== Excerpted records ==
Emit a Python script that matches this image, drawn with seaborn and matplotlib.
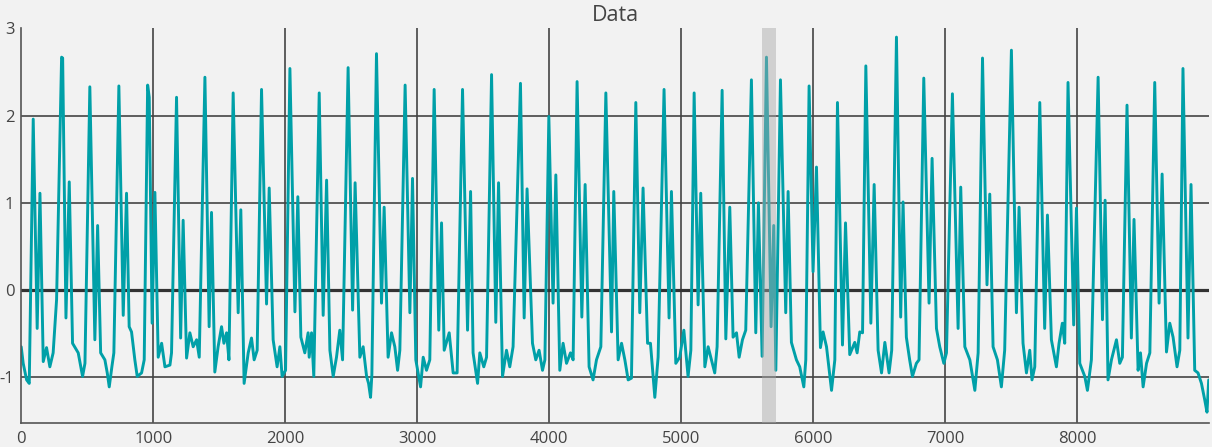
import matplotlib
matplotlib.use("Agg")
import matplotlib.pyplot as plt
import seaborn as sns

# keypoints of the trace (sample index, value)
t = [0, 15, 41, 61, 91, 121, 142, 167, 192, 217, 242, 268, 306, 314, 339, 364, 389, 432, 465, 483,
     520, 558, 579, 602, 634, 652, 667, 687, 702, 740, 773, 798, 818, 836, 861, 879, 912, 932,
     958, 970, 992, 1013, 1038, 1064, 1089, 1127, 1139, 1177, 1208, 1227, 1253, 1278, 1303, 1329, 1349,
     1392, 1424, 1442, 1467, 1492, 1518, 1536, 1556, 1574, 1606, 1644, 1664, 1689, 1720, 1745, 1765, 1788,
     1821, 1859, 1879, 1909, 1939, 1960, 1977, 2003, 2036, 2074, 2096, 2119, 2149, 2174, 2182, 2200, 2217,
     2258, 2288, 2314, 2339, 2364, 2389, 2414, 2435, 2477, 2511, 2530, 2566, 2591, 2617, 2632, 2647, 2657,
     2692, 2730, 2750, 2780, 2806, 2831, 2852, 2869, 2909, 2945, 2965, 2990, 3026, 3046, 3071, 3096,
     3129, 3164, 3185, 3205, 3243, 3273, 3303, 3344, 3382, 3405, 3424, 3458, 3475, 3505, 3526,
     3564, 3596, 3617, 3647, 3677, 3702, 3727, 3783, 3811, 3833, 3874, 3899, 3924, 3950, 3968,
     3998, 4030, 4051, 4081, 4106, 4132, 4162, 4182, 4212, 4248, 4273, 4303, 4333, 4359, 4392,
     4430, 4473, 4490, 4523, 4549, 4574, 4599, 4624, 4657, 4687, 4712, 4746, 4768, 4801, 4826,
     4871, 4909, 4927, 4960, 4990, 5021, 5053, 5074, 5099, 5129, 5149, 5180, 5205, 5230, 5255, 5273,
     5311, 5339, 5369, 5394, 5420, 5440, 5465, 5490, 5533, 5566, 5586, 5614, 5647, 5682, 5702, 5718,
     5753, 5793, 5811, 5836, 5874, 5899, 5914, 5930, 5945, 5970, 6000, 6026, 6056, 6076, 6102, 6140, 6165,
     6185, 6223, 6246, 6278, 6316, 6334, 6354, 6375, 6400, 6438, 6463, 6493, 6519, 6544, 6576, 6596,
     6632, 6664, 6682, 6707, 6732, 6753, 6783, 6803, 6839, 6879, 6902, 6935, 6960, 6991, 7011,
     7056, 7099, 7119, 7150, 7188, 7226, 7251, 7284, 7318, 7339, 7364, 7397, 7427, 7452,
     7503, 7541, 7561, 7591, 7617, 7642, 7659, 7680, 7718, 7755, 7776, 7806, 7844, 7864, 7889, 7907,
     7932, 7975, 7996, 8021, 8059, 8079, 8109, 8160, 8193, 8213, 8235, 8261, 8299, 8324, 8344,
     8379, 8412, 8432, 8463, 8481, 8501, 8527, 8552, 8589, 8622, 8645, 8678, 8703, 8728, 8758, 8779,
     8803, 8841, 8864, 8892, 8917, 8943, 8968, 8985, 8998]
v = [-0.65, -0.84, -1.03, -1.07, 1.96, -0.44, 1.11, -0.82, -0.66, -0.88, -0.72, -0.11, 2.67, 2.66, -0.32, 1.24, -0.61, -0.72, -0.99, -0.84,
     2.33, -0.57, 0.74, -0.72, -0.80, -0.95, -1.11, -0.88, -0.72, 2.34, -0.29, 1.11, -0.42, -0.48, -0.80, -0.99, -0.95, -0.80,
     2.35, 2.21, -0.38, 1.12, -0.77, -0.61, -0.88, -0.86, -0.72, 2.21, -0.55, 0.80, -0.78, -0.49, -0.65, -0.57, -0.77,
     2.44, -0.42, 0.89, -0.94, -0.65, -0.42, -0.61, -0.49, -0.80, 2.26, -0.26, 0.92, -1.07, -0.72, -0.55, -0.80, -0.69,
     2.30, -0.16, 1.17, -0.57, -0.88, -0.65, -0.99, -0.92, 2.54, -0.25, 1.07, -0.54, -0.72, -0.49, -0.77, -0.49, -0.99,
     2.26, -0.29, 1.26, -0.69, -0.99, -0.77, -0.46, -0.80, 2.55, -0.23, 1.23, -0.77, -0.65, -0.99, -1.07, -1.23, -0.97,
     2.71, -0.15, 0.95, -0.77, -0.49, -0.65, -0.92, -0.69, 2.35, -0.26, 1.28, -0.80, -1.11, -0.77, -0.92, -0.80,
     2.30, -0.46, 0.77, -0.69, -0.49, -0.95, -0.95, 2.30, -0.46, 1.13, -0.72, -1.07, -0.72, -0.88, -0.77,
     2.47, -0.37, 1.23, -0.99, -0.69, -0.88, -0.65, 2.37, -0.32, 1.16, -0.61, -0.80, -0.69, -0.92, -0.80,
     1.99, -0.15, 1.32, -0.92, -0.61, -0.84, -0.72, -0.80, 2.39, -0.31, 1.21, -0.88, -1.03, -0.80, -0.65,
     2.26, -0.48, 1.13, -0.80, -0.61, -0.80, -1.03, -1.01, 2.15, -0.26, 1.17, -0.61, -0.61, -1.23, -0.77,
     2.30, -0.32, 1.13, -0.84, -0.77, -0.46, -0.99, -0.69, 2.26, -0.17, 1.11, -0.88, -0.65, -0.80, -0.95, -0.65,
     2.29, -0.56, 0.95, -0.54, -0.49, -0.77, -0.57, -0.46, 2.41, -0.49, 1.00, -0.76, 2.67, -0.42, 0.74, -0.92,
     2.41, -0.26, 1.13, -0.60, -0.80, -0.88, -0.99, -1.11, -0.80, 2.34, 0.21, 1.41, -0.66, -0.48, -0.65, -1.15, -0.80,
     2.15, -0.63, 0.77, -0.74, -0.60, -0.72, -0.48, -0.49, 2.57, -0.38, 1.21, -0.69, -0.95, -0.60, -0.95, -0.69,
     2.90, -0.31, 1.01, -0.54, -0.80, -0.99, -0.84, -0.80, 2.43, -0.15, 1.51, -0.44, -0.65, -0.84, -0.72,
     2.25, -0.44, 1.18, -0.65, -0.80, -1.15, -0.72, 2.66, 0.06, 1.10, -0.65, -0.80, -1.11, -0.69,
     2.75, -0.26, 0.95, -0.61, -0.95, -0.69, -1.03, -0.88, 2.15, -0.44, 0.86, -0.57, -0.88, -0.61, -0.38, -0.61,
     2.38, -0.40, 0.94, -0.84, -0.99, -1.15, -0.80, 2.44, -0.34, 1.03, -1.03, -0.80, -0.57, -0.84, -0.77,
     2.12, -0.55, 0.81, -0.92, -0.72, -1.11, -0.84, -0.72, 2.38, -0.15, 1.33, -0.71, -0.38, -0.54, -0.88, -0.69,
     2.54, -0.55, 1.21, -0.92, -0.95, -1.07, -1.26, -1.40, -1.03]

highlight = (5611, 5718)
xticks = [0, 1000, 2000, 3000, 4000, 5000, 6000, 7000, 8000]
yticks = [-1, 0, 1, 2, 3]

sns.set_style("white")
plt.rcParams["font.family"] = ["Open Sans", "DejaVu Sans"]
plt.rcParams["axes.unicode_minus"] = False

fig = plt.figure(figsize=(12.12, 4.47), dpi=100, facecolor="#f2f2f2")
ax = fig.add_axes([0.0175, 0.0545, 0.98, 0.882])
ax.set_facecolor("#f2f2f2")

for x in xticks[1:]:
    ax.axvline(x, color="#444444", lw=1.2, zorder=1)
for y in [-1, 1, 2]:
    ax.axhline(y, color="#444444", lw=1.2, zorder=1)
ax.axhline(0, color="#333333", lw=2.3, zorder=1)

sns.lineplot(x=t, y=v, ax=ax, color="#00a0a8", linewidth=2.1, estimator=None, zorder=2)
ax.axvspan(*highlight, color="#a8a8a8", alpha=0.45, lw=0, zorder=3)

ax.set_xlim(0, 9000)
ax.set_ylim(-1.52, 3)
ax.set_xticks(xticks)
ax.set_yticks(yticks)
ax.tick_params(length=0, labelsize=12, labelcolor="#444444")
ax.tick_params(axis="x", pad=6)
ax.tick_params(axis="y", pad=5)
for s in ["top", "right"]:
    ax.spines[s].set_visible(False)
for s in ["left", "bottom"]:
    ax.spines[s].set_color("#555555")
    ax.spines[s].set_linewidth(1.2)
ax.set_xlabel("")
ax.set_ylabel("")
ax.set_title("Data", fontsize=15.5, color="#444444", pad=5)

fig.savefig("out.png", dpi=100, facecolor="#f2f2f2")
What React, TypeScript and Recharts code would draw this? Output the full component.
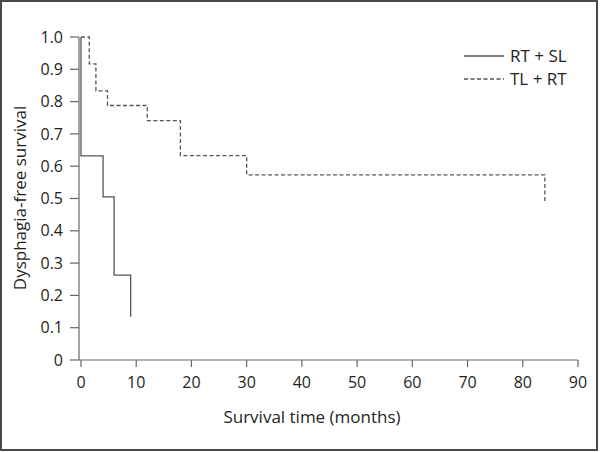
import React from 'react';
import { LineChart, Line, XAxis, YAxis, Legend } from 'recharts';

// Kaplan-Meier steps
const rtSlTime = [0, 0, 4, 6, 9];
const rtSlSurv = [1, 0.632, 0.505, 0.263, 0.134];

const tlRtTime = [0, 1.5, 2.7, 4.8, 12, 18, 30, 84];
const tlRtSurv = [1, 0.917, 0.833, 0.788, 0.741, 0.633, 0.573, 0.49];

const xTicks = [0, 10, 20, 30, 40, 50, 60, 70, 80, 90];
const yTicks = [0, 0.1, 0.2, 0.3, 0.4, 0.5, 0.6, 0.7, 0.8, 0.9, 1.0];

const seriesNames = ['RT + SL', 'TL + RT'];

const FONT = '"Open Sans", sans-serif';
const TEXT = '#231f20';
const AXIS = '#666';
const LINE = '#555';

const rtSlData = rtSlTime.map((t, i) => ({ t, s: rtSlSurv[i] }));
const tlRtData = tlRtTime.map((t, i) => ({ t, s: tlRtSurv[i] }));

const LegendBox = () => (
  <div style={{ fontFamily: FONT, fontSize: 17, color: TEXT, lineHeight: '23px', whiteSpace: 'nowrap' }}>
    {seriesNames.map((name, i) => (
      <div key={name} style={{ display: 'flex', alignItems: 'center', height: 23 }}>
        <svg width={40} height={6} style={{ marginRight: 6, flexShrink: 0 }}>
          <line
            x1={0}
            y1={3}
            x2={40}
            y2={3}
            stroke={LINE}
            strokeWidth={1.3}
            strokeDasharray={i === 1 ? '4 2.5' : undefined}
          />
        </svg>
        <span>{name}</span>
      </div>
    ))}
  </div>
);

export default function App() {
  return (
    <div style={{ position: 'absolute', left: 0, top: 0, width: 600, height: 452, background: '#fff' }}>
      <div
        style={{
          position: 'absolute',
          left: 0,
          top: 0,
          width: 598,
          height: 451,
          boxSizing: 'border-box',
          border: '2px solid #4a4a4a',
        }}
      />
      <LineChart
        width={600}
        height={452}
        margin={{ top: 37, right: 22, bottom: 32, left: 0 }}
        style={{ fontFamily: FONT, position: 'absolute', left: 0, top: 0 }}
      >
        <XAxis
          dataKey="t"
          type="number"
          domain={[-0.36, 90]}
          ticks={xTicks}
          allowDataOverflow
          height={60}
          tickSize={7}
          tickMargin={10}
          stroke={AXIS}
          strokeWidth={1.2}
          tick={{ fill: TEXT, fontSize: 16 }}
          label={{
            content: () => (
              <text x={312} y={423} textAnchor="middle" fill={TEXT} fontSize={17} fontFamily={FONT}>
                Survival time (months)
              </text>
            ),
          }}
        />
        <YAxis
          type="number"
          domain={[0, 1]}
          ticks={yTicks}
          width={79}
          tickSize={9}
          tickMargin={7}
          stroke={AXIS}
          strokeWidth={1.2}
          tick={{ fill: TEXT, fontSize: 16 }}
          tickFormatter={(v: number) => (v === 0 ? '0' : v.toFixed(1))}
          label={{
            content: () => (
              <text
                x={26}
                y={198}
                textAnchor="middle"
                fill={TEXT}
                fontSize={17}
                fontFamily={FONT}
                transform="rotate(-90, 26, 198)"
              >
                Dysphagia-free survival
              </text>
            ),
          }}
        />
        <Legend
          layout="horizontal"
          verticalAlign="middle"
          align="center"
          wrapperStyle={{ top: 44, left: 464, width: 'auto' }}
          content={() => <LegendBox />}
        />
        <Line
          data={rtSlData}
          dataKey="s"
          name={seriesNames[0]}
          type="stepAfter"
          stroke={LINE}
          strokeWidth={1.3}
          dot={false}
          activeDot={false}
          isAnimationActive={false}
        />
        <Line
          data={tlRtData}
          dataKey="s"
          name={seriesNames[1]}
          type="stepAfter"
          stroke={LINE}
          strokeWidth={1.3}
          strokeDasharray="4 2.5"
          dot={false}
          activeDot={false}
          isAnimationActive={false}
        />
      </LineChart>
    </div>
  );
}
===
# Your goal
Locate the string "React" in the listing above and copy every line where it occurs.

# Response to this task
What React, TypeScript and Recharts code would draw this? Output the full component.
import React from 'react';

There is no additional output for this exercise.